Mehboob Murderer by Nupur Anand is a fast-paced thriller, set in Mumbai. The story revolves around a shootout, when the 80-year-old Café Mehboob is targeted by a murderer. Six people are gunned down mercilessly. The narrator makes us take particular interest in their lives, while making a point about how victims are people, who matter more than catchy news headlines. This book is also an encounter with a city in all its loneliness. Mehboob Murderer will be able to interest mystery lovers and if you are living in the city of Mumbai, you will be able to relate to the narratives in the book! 

Mehboob Murderer (2019)
Author: Nupur Anand
Publisher: Om Books International
Genre: Fiction, Mystery

With the third person point of view, the narrator watches Inspector Intekhaab Abbas, a celebrated police officer, and his team, crack the murder case. They are given 14 days to catch the murderer, and shift the attention of news channels from the incident. What follows is a fast-paced and hard to put down the narration. The methodology of the third person narrator dives deep into the lives of each victim—the food they eat, the music they listen, the jokes they crack, and finally, how people listen to one another.

I had finished reading The Murder of Roger Ackroyd by Agatha Christie when I picked up Mehboob Murderer by Noopur Anand. Few pages in, and I had an uneasy feeling that the author’s prime motive wasn’t making us discover the murderer at all! 

The way a city is being treated like a person in the book, reflecting the trash and tragedies, people go through every day, just to be able to live in this urban space, is intensified scene after scene and character after character. The significance of the story is not in finding who the murderer is. The shock of this work hits the readers when they find out how the case is being solved. There is a high probability that readers will figure out who the murderer is. But that is not why the story is important.  

Much of the investigation encompasses talking to people, vendors and relatives. Basically, the clue resides in talking as much as possible to people, and getting them to talk as well. It is then, the inner working of urban life, which shows itself in the face of a killer. 

There is also a sense of cluelessness as well as closeness, as each chapter comes to an end. With no hopeful silences, but only static ones, this story follows the journey of Inspector Abbas, while providing visuals and thoughts to additional characters.  This is not a story of one person solving the case. Hence, additional characters do not become the background ‘others’ here.


The problem arrives when these additional characters are only presented in the framework of one case i.e. on the ground, working! The other issue is the violent depiction of the narratives of female victims, which makes the reader wonder why there is no presence of a female voice. There is no female character for whom I could cheer or be happy for. I guess the narrator wanted us to realize that!


I like the book for making the reader come close to see how a city treats its people.  I wish the female voice could have been given more space, and shown as more than just a narrative soaked and overflowing in violence. The epilogue, however, gives us some hope. These problems might be answered by the author in her next book, as she hints at following some of the characters more closely. 


The book is an encounter with the city and its people, and the loneliness it may bring.

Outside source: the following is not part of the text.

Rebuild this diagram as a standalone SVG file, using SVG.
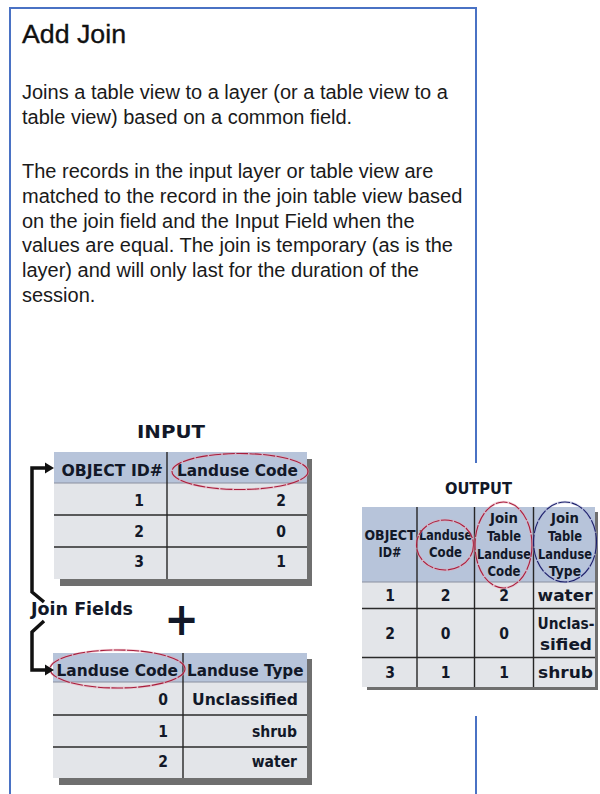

What drew me close to the story was the narratorial device of writing the lives of victims. As much as the story is about a megacity and its inner life, it is also about the interdependent way in which each character deals with their personal lives. The police officers in the story often make long journeys (even in the face of personal storm), draft questions, survey the scenes of crime, check video footag; only to find clues of a brutal act. But in the process, they witness more horrific incidents. 

The reader is left examining what makes someone get away with ‘other’ crimes? What makes a city such a charming, yet daunting place to think of a life here?